My sister Terri doesn’t really like my work. Not the portraits, at least. I say this with absolutely no emotional attachment … lots of people are simply not “portrait people” … as a terrific art dealer in Atlanta told me recently, “no one in this town wants to buy a painting with a face”. To me they are like those people out there who don’t like cilantro or mayonnaise or liver pate … they just don’t like those things … it has nothing to do with me personally.
But every time I go over to Terri and Jeff’s I see lots of other things I’ve made … other than portraits … most came from a time of artistic gestation … when I dabbled in everything. Bear in mind, this dabbling is exactly what a student artist should do. In the classical tradition this is a time of training the hand, and finding the voice, and it is perfectly acceptable to do copies — either of an actual painting or of a signature style. So I did plenty. Mercifully, most of my early wanderings haven’t survived, except for a few paintings and sculptures, including Three Hearts from the Jim Dine phase … my take on his beautiful pop art hearts. This large painting hangs in a bedroom of my sister’s house.
As I begin to work on a couple of new narrative portraits, I’m thinking a lot about using abstracted as well as representational elements unified in the same picture … not a new idea in painting, but one I’m trying to work out in my own voice. In that spirit, it was good to see the hearts from the Jim Dine phase. It was … for me at least … so easy to relive that time … dive back into the shimmering water of artistic abandon … and the compulsion to PAINT EVERYTHING! For several years there was really nothing in my heart but painting. For better or worse, those days seem to be returning.

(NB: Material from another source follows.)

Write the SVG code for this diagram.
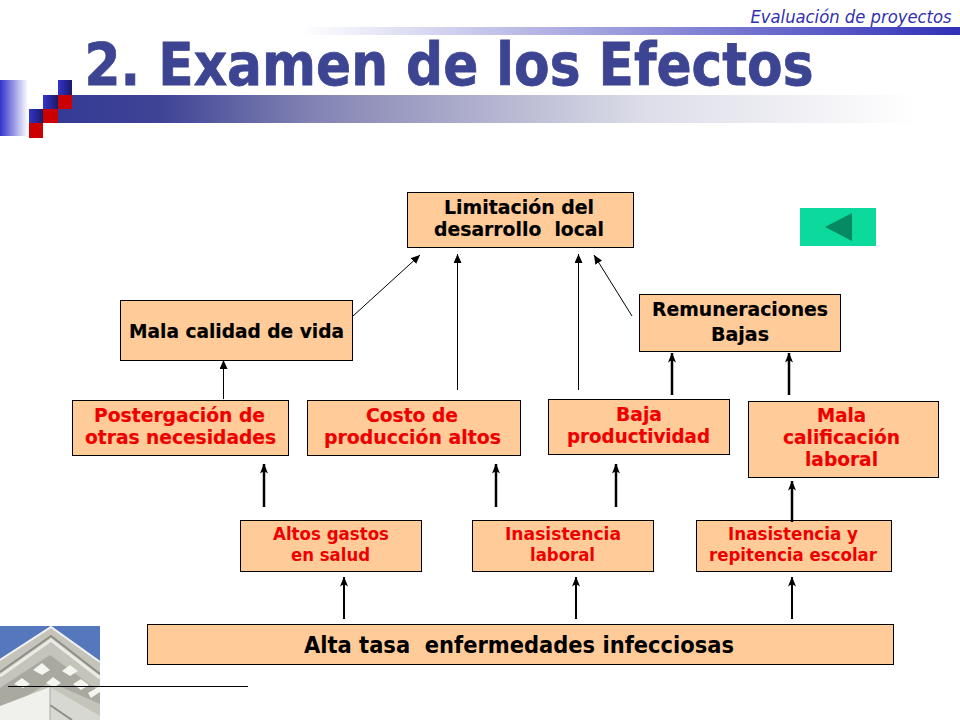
<svg xmlns="http://www.w3.org/2000/svg" width="960" height="720" viewBox="0 0 960 720">
<style>
.box{fill:#ffcc99;stroke:#000;stroke-width:1}
text{font-family:"DejaVu Sans","Liberation Sans",sans-serif;font-weight:700;text-anchor:middle;white-space:pre}
.k{fill:#000;stroke:#000;stroke-width:.2;font-size:20px}
.r{fill:#ee0000;stroke:#ee0000;stroke-width:.2;font-size:20px}
.s{fill:#ee0000;font-size:18px}
.c{stroke:#000;stroke-width:2.500;fill:none;marker-end:url(#a)}
.b{stroke:#000;stroke-width:2;fill:none;marker-end:url(#a)}
.t{stroke:#000;stroke-width:1;fill:none;marker-end:url(#a2)}
</style>
<defs>
<marker id="a" markerUnits="userSpaceOnUse" viewBox="0 0 10 8" refX="9.500" refY="4" markerWidth="10" markerHeight="8" orient="auto"><path d="M0 0L10 4L0 8L2.500 4Z" fill="#000"/></marker>
<marker id="a2" markerUnits="userSpaceOnUse" viewBox="0 0 9 8" refX="9" refY="4" markerWidth="9" markerHeight="8" orient="auto"><path d="M0 0L9 4L0 8Z" fill="#000"/></marker>
<linearGradient id="g1" x1="0" x2="1" y1="0" y2="0"><stop offset="0" stop-color="#353a95"/><stop offset=".12" stop-color="#3f4496"/><stop offset=".3" stop-color="#8484b4"/><stop offset=".68" stop-color="#dcdde8"/><stop offset="1" stop-color="#fff"/></linearGradient>
<linearGradient id="g2" x1="0" x2="1" y1="0" y2="0"><stop offset="0" stop-color="#fff"/><stop offset="1" stop-color="#3030b8"/></linearGradient>
<linearGradient id="g3" x1="0" x2="1" y1="0" y2="0"><stop offset="0" stop-color="#3333cc"/><stop offset="1" stop-color="#fff"/></linearGradient>
<linearGradient id="g4" x1="0" x2="1" y1="0" y2="0"><stop offset="0" stop-color="#3333cc"/><stop offset="1" stop-color="#1a1a66"/></linearGradient>
<clipPath id="ph"><rect x="0" y="626" width="100" height="94"/></clipPath>
</defs>
<g id="header">
<rect x="300" y="27" width="660" height="8" fill="url(#g2)"/>
<rect x="0" y="80" width="28" height="56" fill="url(#g3)"/>
<rect x="58" y="95" width="862" height="28" fill="url(#g1)"/>
<rect x="58" y="80" width="14" height="15" fill="url(#g4)"/>
<rect x="43" y="95" width="15" height="14" fill="url(#g4)"/>
<rect x="58" y="95" width="14" height="14" fill="#cc0000"/>
<rect x="29" y="109" width="14" height="14" fill="url(#g4)"/>
<rect x="43" y="109" width="15" height="14" fill="#cc0000"/>
<rect x="29" y="123" width="14" height="15" fill="#cc0000"/>
<text x="851" y="23" style="font-weight:400;font-style:italic;font-size:17px;fill:#3030b0" textLength="201" lengthAdjust="spacingAndGlyphs">Evaluación de proyectos</text>
<text x="449" y="85" style="font-size:59px;fill:#3d4593;stroke:#3d4593;stroke-width:.8" textLength="729" lengthAdjust="spacingAndGlyphs">2. Examen de los Efectos</text>
</g>
<g id="photo" clip-path="url(#ph)">
<rect x="0" y="626" width="100" height="94" fill="#5577bb"/>
<path d="M0 660L51 626L100 662V720H0Z" fill="#c4c4ba"/>
<path d="M0 660L51 627L100 662" fill="none" stroke="#f2f2f2" stroke-width="2"/>
<path d="M0 672L51 636L100 674" fill="none" stroke="#8f8f86" stroke-width="2"/>
<path d="M0 676L51 640L100 678" fill="none" stroke="#ecece6" stroke-width="3"/>
<path d="M0 688L50 655L100 692V704L50 682L0 712Z" fill="#a9a99f"/>
<path d="M14 684l8-6 8 6-7 4ZM33 670l9-7 8 7-8 5ZM46 683l7-6 8 6-7 4ZM62 671l8-6 8 6-8 5ZM73 684l8-5 8 6-8 5ZM88 693l12-7v6l-9 6Z" fill="#f5f5f0"/>
<path d="M0 706L50 687L50 720H0Z" fill="#f0f0ec"/>
<path d="M50 687L100 716V720H50Z" fill="#d8d8d2"/>
<path d="M50 705L72 720" stroke="#8f8f86" stroke-width="2" fill="none"/>
<path d="M50 687V720" stroke="#aaa" stroke-width="1" fill="none"/>
</g>
<path d="M8 686.500H248" stroke="#000" stroke-width="1" fill="none"/>
<g id="n1"><rect class="box" x="407.500" y="192.500" width="226" height="55"/><text class="k" x="519" y="214" textLength="150" lengthAdjust="spacingAndGlyphs">Limitación del</text><text class="k" x="519" y="236" textLength="170" lengthAdjust="spacingAndGlyphs">desarrollo  local</text></g>
<g id="n2"><rect class="box" x="120.500" y="300.500" width="232" height="60"/><text class="k" x="236.500" y="338" textLength="215" lengthAdjust="spacingAndGlyphs">Mala calidad de vida</text></g>
<g id="n3"><rect class="box" x="639.500" y="294.500" width="201" height="57"/><text class="k" x="740" y="316" textLength="176" lengthAdjust="spacingAndGlyphs">Remuneraciones</text><text class="k" x="740" y="341" textLength="58" lengthAdjust="spacingAndGlyphs">Bajas</text></g>
<g id="n4"><rect class="box" x="72.500" y="400.500" width="216" height="55"/><text class="r" x="179.500" y="422" textLength="171" lengthAdjust="spacingAndGlyphs">Postergación de</text><text class="r" x="180.500" y="444" textLength="191" lengthAdjust="spacingAndGlyphs">otras necesidades</text></g>
<g id="n5"><rect class="box" x="307.500" y="400.500" width="213" height="55"/><text class="r" x="412" y="422" textLength="92" lengthAdjust="spacingAndGlyphs">Costo de</text><text class="r" x="412.500" y="444" textLength="177" lengthAdjust="spacingAndGlyphs">producción altos</text></g>
<g id="n6"><rect class="box" x="548.500" y="399.500" width="181" height="55"/><text class="r" x="639" y="421" textLength="46" lengthAdjust="spacingAndGlyphs">Baja</text><text class="r" x="638.500" y="443" textLength="143" lengthAdjust="spacingAndGlyphs">productividad</text></g>
<g id="n7"><rect class="box" x="748.500" y="401.500" width="190" height="76"/><text class="r" x="841.500" y="422" textLength="49" lengthAdjust="spacingAndGlyphs">Mala</text><text class="r" x="841.500" y="444" textLength="117" lengthAdjust="spacingAndGlyphs">calificación</text><text class="r" x="841.500" y="466" textLength="73" lengthAdjust="spacingAndGlyphs">laboral</text></g>
<g id="n8"><rect class="box" x="240.500" y="520.500" width="181" height="51"/><text class="s" x="331" y="540" textLength="116" lengthAdjust="spacingAndGlyphs">Altos gastos</text><text class="s" x="330.500" y="561" textLength="79" lengthAdjust="spacingAndGlyphs">en salud</text></g>
<g id="n9"><rect class="box" x="472.500" y="520.500" width="181" height="51"/><text class="s" x="563" y="540" textLength="116" lengthAdjust="spacingAndGlyphs">Inasistencia</text><text class="s" x="562.500" y="561" textLength="65" lengthAdjust="spacingAndGlyphs">laboral</text></g>
<g id="n10"><rect class="box" x="696.500" y="520.500" width="195" height="51"/><text class="s" x="793" y="540" textLength="130" lengthAdjust="spacingAndGlyphs">Inasistencia y</text><text class="s" x="793" y="561" textLength="168" lengthAdjust="spacingAndGlyphs">repitencia escolar</text></g>
<g id="n11"><rect class="box" x="147.500" y="624.500" width="746" height="40"/><text x="519" y="653" style="font-size:23px;fill:#000" textLength="430" lengthAdjust="spacingAndGlyphs">Alta tasa  enfermedades infecciosas</text></g>
<g id="back"><rect x="800" y="208" width="76" height="38" fill="#0cd99c"/><path d="M825 227L852 213V241Z" fill="#068a63"/></g>
<g id="connectors">
<path class="t" d="M353 316L420 255"/>
<path class="t" d="M457.500 390V254"/>
<path class="t" d="M578.500 390V254"/>
<path class="t" d="M632 316L594 255"/>
<path class="t" d="M223.500 399V360"/>
<path class="c" d="M672 395V353"/>
<path class="c" d="M789 395V353"/>
<path class="c" d="M264 507V464"/>
<path class="c" d="M496 507V464"/>
<path class="c" d="M616 507V464"/>
<path class="c" d="M792 522V481"/>
<path class="b" d="M344 619V577"/>
<path class="b" d="M576 619V577"/>
<path class="b" d="M792 619V577"/>
</g>
</svg>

I was just reading a great article in Kosmos Journal about Liminal Leadership, an iconoclastic look at the kind of thinking necessary to address planetary problems. https://www.kosmosjournal.org/article/liminal-leadership/ . As the author says, “Needs—like to breathe, eat, love, and make community—are arguably impossible to change, whereas rethinking the structure of society is merely extremely difficult. Keep in mind that the ‘reality’ of these socioeconomic systems is a human construct; the deer and the sea algae do not buy food. As our systems begin to fray in this unraveling time, reorganization is necessary.”
Taking on expansive, boundary stretching ideas like this sends me into the world of thinking in pictures. The process is so automatic now, that I rarely notice the auto-translation. Read the words, feel the pictures. Seeing the Three Hearts painting, I remember the time of three hearts in my life, and the difficult relationship I was compelled to reconcile in the language of my soul — pictures. And I remember that I didn’t chose to risk everything in that nascent time because I wanted something from painting … I did it because I would die if I didn’t. I love this passage from the Liminal Leadership article:
Being a parent is sometimes dangerously close to playing God with someone else’s life. I was afraid to send my son to a professional acting school when he was 15. He was a good student on a path to a good university. I asked his acting teacher if he thought it would curse my son’s life to send him to study a skill that would likely land him a lifetime of waiting tables, and his reply was this: “If your son wants to go to acting school, don’t send him. If he will die if he doesn’t act, send him.”
Anyone who wants to help usher in a new way of living that honors the wellbeing of all people and the other organisms had better be willing to risk everything to get there. It will take nothing less.